The reasons for this are structural:
Redundancy multiplies infrastructure spend.What once required two servers may now require four or eight, often across multiple regions.
Deployment and testing processes become more rigorous and time-consuming.The cost of an error grows with user expectations, necessitating more automation and validation.
Operational complexity increases.Achieving higher reliability demands specialised expertise, around-the-clock monitoring, and investment in tooling.
Dependencies propagate risk.Third-party services, APIs, and networks all become potential points of failure that must be mitigated — often through contractual SLAs, architectural isolation, or internal replacements.
As a result, organisations must carefully assess whether the incremental reliability gained by another nine justifies the significant increase in cost and complexity.
It is important to recognise that ultra-high availability is not always necessary, nor is it always desirable. The right availability target depends on the system’s purpose and the consequences of downtime.

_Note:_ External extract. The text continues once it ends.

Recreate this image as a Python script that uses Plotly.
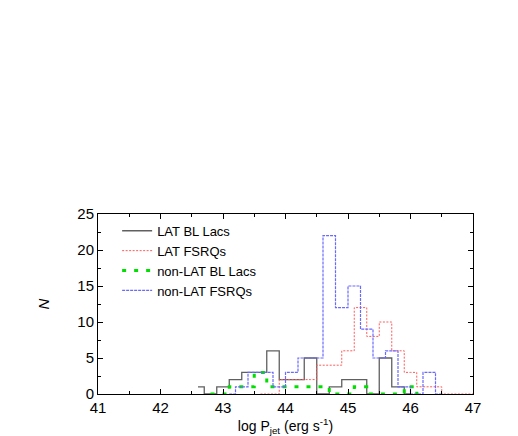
import plotly.graph_objects as go

# LAT BL Lacs (bin centres, counts)
bll_x = [42.6, 42.8, 43.0, 43.2, 43.4, 43.6, 43.8, 44.0, 44.2, 44.4, 44.6, 44.8, 45.0, 45.2, 45.4, 45.6, 45.8, 46.0]
bll_n = [1, 0, 1, 2, 3, 3, 6, 2, 2, 5, 0, 1, 2, 2, 0, 5, 1, 0]

# LAT FSRQs
fsrq_x = [43.6, 43.8, 44.0, 44.2, 44.4, 44.6, 44.8, 45.0, 45.2, 45.4, 45.6, 45.8, 46.0, 46.2, 46.4, 46.6, 46.8, 47.0]
fsrq_n = [0, 0, 2, 2, 2, 4, 4, 6, 12, 8, 10, 6, 3, 1, 1, 0, 0, 0]

# non-LAT BL Lacs
nbll_x = [42.8, 43.0, 43.2, 43.4, 43.6, 43.8, 44.0, 44.2, 44.4, 44.6, 44.8, 45.0, 45.2, 45.4, 45.6, 45.8, 46.0, 46.2]
nbll_n = [0, 0, 1, 1, 3, 1, 1, 1, 1, 1, 0, 0, 1, 0, 0, 0, 1, 0]

# non-LAT FSRQs
nfsrq_x = [43.1, 43.3, 43.5, 43.7, 43.9, 44.1, 44.3, 44.5, 44.7, 44.9, 45.1, 45.3, 45.5, 45.7, 45.9, 46.1, 46.3, 46.5]
nfsrq_n = [0, 1, 3, 3, 1, 3, 5, 5, 22, 12, 15, 9, 5, 6, 1, 0, 3, 0]

x_ticks = [41, 42, 43, 44, 45, 46, 47]
y_ticks = [0, 5, 10, 15, 20, 25]

fig = go.Figure()
fig.add_trace(go.Scatter(x=bll_x, y=bll_n, mode="lines", line_shape="hvh",
                         name="LAT BL Lacs", line=dict(color="#606060", width=1.3)))
fig.add_trace(go.Scatter(x=fsrq_x, y=fsrq_n, mode="lines", line_shape="hvh",
                         name="LAT FSRQs", line=dict(color="#ff5a5a", width=1, dash="2px,1.5px")))
fig.add_trace(go.Scatter(x=nbll_x, y=nbll_n, mode="lines", line_shape="hvh",
                         name="non-LAT BL Lacs", line=dict(color="#00e000", width=3, dash="4px,8px")))
fig.add_trace(go.Scatter(x=nfsrq_x, y=nfsrq_n, mode="lines", line_shape="hvh",
                         name="non-LAT FSRQs", line=dict(color="#6a6aff", width=1.2, dash="3px,1px")))

font = "Liberation Sans, Arial, sans-serif"
fig.update_layout(
    width=518, height=436,
    margin=dict(l=90, r=53, t=206, b=50),
    paper_bgcolor="white", plot_bgcolor="white",
    font=dict(family=font, size=14, color="black"),
    showlegend=True,
    legend=dict(x=0.051, y=0.99, xanchor="left", yanchor="top",
                bgcolor="rgba(0,0,0,0)", font=dict(size=13), tracegroupgap=0,
                itemwidth=30),
)
fig.update_xaxes(
    range=[41, 47], tickvals=x_ticks, ticktext=[str(v) for v in x_ticks],
    ticks="inside", ticklen=5, tickcolor="black", linecolor="black", linewidth=1,
    mirror="ticks", showgrid=False, zeroline=False,
    tickfont=dict(size=15),
    minor=dict(dtick=0.5, ticks="inside", ticklen=3, tickcolor="black"),
    title=dict(text="log P<sub>jet</sub> (erg s<sup>-1</sup>)", font=dict(size=14), standoff=0),
)
fig.update_yaxes(
    range=[0, 25], tickvals=y_ticks, ticktext=[str(v) for v in y_ticks],
    ticks="inside", ticklen=5, tickcolor="black", linecolor="black", linewidth=1,
    mirror="ticks", showgrid=False, zeroline=False,
    tickfont=dict(size=15),
    minor=dict(dtick=2.5, ticks="inside", ticklen=3, tickcolor="black"),
    title=dict(text="<i>N</i>", font=dict(size=15), standoff=24),
)
fig.write_html("out.html")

For internal tools or non-critical consumer applications, 99.9% may be more than adequate.
For financial systems, healthcare platforms, or safety-critical infrastructure, anything less than 99.99% may be unacceptable.
The crucial point is that availability targets are business decisions as much as technical ones. They should be determined through a careful analysis of user expectations, regulatory requirements, operational risk, and the economic trade-offs involved.
High availability is not something that can be added late in a project or achieved solely through infrastructure choices. It is the outcome of deliberate architectural decisions, disciplined operational practices, and continuous investment. As each additional nine demands disproportionately more effort, the pursuit of availability becomes less about engineering prowess and more about strategic trade-offs.
Achieving five nines is possible, but it is a challenge that only a handful of organisations truly need, and even fewer can justify. For everyone else, success lies not in chasing an arbitrary number, but in designing systems that are reliably available enough for their purpose.